>> Start
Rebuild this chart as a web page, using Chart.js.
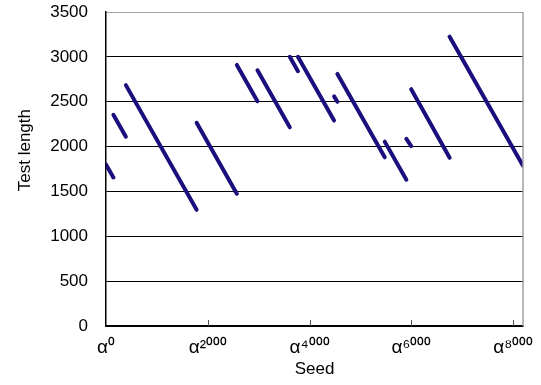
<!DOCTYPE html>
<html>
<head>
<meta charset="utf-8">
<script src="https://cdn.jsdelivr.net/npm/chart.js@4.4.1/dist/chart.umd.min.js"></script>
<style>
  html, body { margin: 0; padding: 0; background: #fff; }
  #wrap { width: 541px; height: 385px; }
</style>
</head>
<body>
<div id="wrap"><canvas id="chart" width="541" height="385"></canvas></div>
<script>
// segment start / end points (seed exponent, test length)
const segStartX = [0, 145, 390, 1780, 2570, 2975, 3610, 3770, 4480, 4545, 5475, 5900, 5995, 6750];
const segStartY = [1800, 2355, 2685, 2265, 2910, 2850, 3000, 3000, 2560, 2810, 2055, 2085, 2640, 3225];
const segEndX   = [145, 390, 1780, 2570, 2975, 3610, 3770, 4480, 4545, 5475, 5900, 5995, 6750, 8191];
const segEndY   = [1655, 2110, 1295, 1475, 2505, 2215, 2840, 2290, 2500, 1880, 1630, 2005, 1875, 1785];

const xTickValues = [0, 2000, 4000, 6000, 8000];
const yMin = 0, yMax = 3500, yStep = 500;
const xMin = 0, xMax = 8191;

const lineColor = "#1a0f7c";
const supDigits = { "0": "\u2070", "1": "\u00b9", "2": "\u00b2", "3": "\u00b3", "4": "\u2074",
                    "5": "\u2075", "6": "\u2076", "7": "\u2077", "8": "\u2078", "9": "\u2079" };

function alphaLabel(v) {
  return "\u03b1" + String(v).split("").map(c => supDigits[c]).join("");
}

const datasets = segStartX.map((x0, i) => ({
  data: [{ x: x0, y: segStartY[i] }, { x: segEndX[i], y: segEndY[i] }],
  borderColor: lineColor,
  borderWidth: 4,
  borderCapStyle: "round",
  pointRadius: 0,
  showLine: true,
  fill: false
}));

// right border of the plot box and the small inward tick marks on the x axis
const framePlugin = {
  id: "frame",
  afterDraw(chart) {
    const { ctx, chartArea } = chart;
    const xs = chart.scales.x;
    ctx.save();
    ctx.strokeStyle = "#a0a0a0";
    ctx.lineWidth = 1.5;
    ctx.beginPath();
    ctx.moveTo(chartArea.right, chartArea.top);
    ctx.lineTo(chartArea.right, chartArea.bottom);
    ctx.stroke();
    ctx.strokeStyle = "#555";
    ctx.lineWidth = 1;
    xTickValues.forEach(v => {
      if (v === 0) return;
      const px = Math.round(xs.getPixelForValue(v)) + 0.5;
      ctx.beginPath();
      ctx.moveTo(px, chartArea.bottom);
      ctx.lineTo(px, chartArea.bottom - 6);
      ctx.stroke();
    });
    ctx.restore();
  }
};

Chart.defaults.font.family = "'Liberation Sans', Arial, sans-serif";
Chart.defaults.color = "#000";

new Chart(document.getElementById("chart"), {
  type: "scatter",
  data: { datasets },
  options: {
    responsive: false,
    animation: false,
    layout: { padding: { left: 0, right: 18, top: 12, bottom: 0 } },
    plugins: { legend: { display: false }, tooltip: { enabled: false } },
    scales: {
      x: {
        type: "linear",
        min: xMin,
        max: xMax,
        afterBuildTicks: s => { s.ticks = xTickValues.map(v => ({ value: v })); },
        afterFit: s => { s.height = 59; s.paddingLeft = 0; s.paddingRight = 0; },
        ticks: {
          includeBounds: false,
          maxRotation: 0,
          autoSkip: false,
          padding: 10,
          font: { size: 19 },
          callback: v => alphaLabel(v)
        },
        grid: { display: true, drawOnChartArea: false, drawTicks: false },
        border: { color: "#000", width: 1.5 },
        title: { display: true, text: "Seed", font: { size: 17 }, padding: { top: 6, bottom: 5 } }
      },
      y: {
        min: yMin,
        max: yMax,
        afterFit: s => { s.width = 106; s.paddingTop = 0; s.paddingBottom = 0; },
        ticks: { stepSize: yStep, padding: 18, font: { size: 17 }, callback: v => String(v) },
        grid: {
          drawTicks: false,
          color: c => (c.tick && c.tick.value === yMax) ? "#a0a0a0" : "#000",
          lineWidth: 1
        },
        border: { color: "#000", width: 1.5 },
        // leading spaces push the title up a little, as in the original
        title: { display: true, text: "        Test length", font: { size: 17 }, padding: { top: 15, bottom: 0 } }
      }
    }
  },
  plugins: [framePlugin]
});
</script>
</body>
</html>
>> End
>> Start
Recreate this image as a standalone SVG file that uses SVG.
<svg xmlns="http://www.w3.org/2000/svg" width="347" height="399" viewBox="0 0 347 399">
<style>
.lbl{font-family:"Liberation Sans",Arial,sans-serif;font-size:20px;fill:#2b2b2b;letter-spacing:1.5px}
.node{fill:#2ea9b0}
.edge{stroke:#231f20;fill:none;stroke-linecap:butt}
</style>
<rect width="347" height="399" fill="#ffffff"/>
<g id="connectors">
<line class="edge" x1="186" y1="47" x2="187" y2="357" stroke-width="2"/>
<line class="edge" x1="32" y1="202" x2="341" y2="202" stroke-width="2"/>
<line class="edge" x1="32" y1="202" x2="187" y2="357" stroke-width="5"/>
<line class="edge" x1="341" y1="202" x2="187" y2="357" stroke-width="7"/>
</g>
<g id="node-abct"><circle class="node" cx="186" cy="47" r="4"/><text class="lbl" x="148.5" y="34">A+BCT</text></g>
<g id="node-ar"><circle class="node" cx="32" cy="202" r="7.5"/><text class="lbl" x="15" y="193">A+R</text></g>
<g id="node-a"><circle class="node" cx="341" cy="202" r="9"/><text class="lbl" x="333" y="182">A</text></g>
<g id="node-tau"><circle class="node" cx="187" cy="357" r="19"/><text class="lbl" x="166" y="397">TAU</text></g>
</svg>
>> End
Requirement
Retype only the lines above from the one with "Rebuild this chart" through the one with "const xMin = 0, xMax = 8191;", exactly and with both ends. Images stay out.

Solution below
Rebuild this chart as a web page, using Chart.js.
<!DOCTYPE html>
<html>
<head>
<meta charset="utf-8">
<script src="https://cdn.jsdelivr.net/npm/chart.js@4.4.1/dist/chart.umd.min.js"></script>
<style>
  html, body { margin: 0; padding: 0; background: #fff; }
  #wrap { width: 541px; height: 385px; }
</style>
</head>
<body>
<div id="wrap"><canvas id="chart" width="541" height="385"></canvas></div>
<script>
// segment start / end points (seed exponent, test length)
const segStartX = [0, 145, 390, 1780, 2570, 2975, 3610, 3770, 4480, 4545, 5475, 5900, 5995, 6750];
const segStartY = [1800, 2355, 2685, 2265, 2910, 2850, 3000, 3000, 2560, 2810, 2055, 2085, 2640, 3225];
const segEndX   = [145, 390, 1780, 2570, 2975, 3610, 3770, 4480, 4545, 5475, 5900, 5995, 6750, 8191];
const segEndY   = [1655, 2110, 1295, 1475, 2505, 2215, 2840, 2290, 2500, 1880, 1630, 2005, 1875, 1785];

const xTickValues = [0, 2000, 4000, 6000, 8000];
const yMin = 0, yMax = 3500, yStep = 500;
const xMin = 0, xMax = 8191;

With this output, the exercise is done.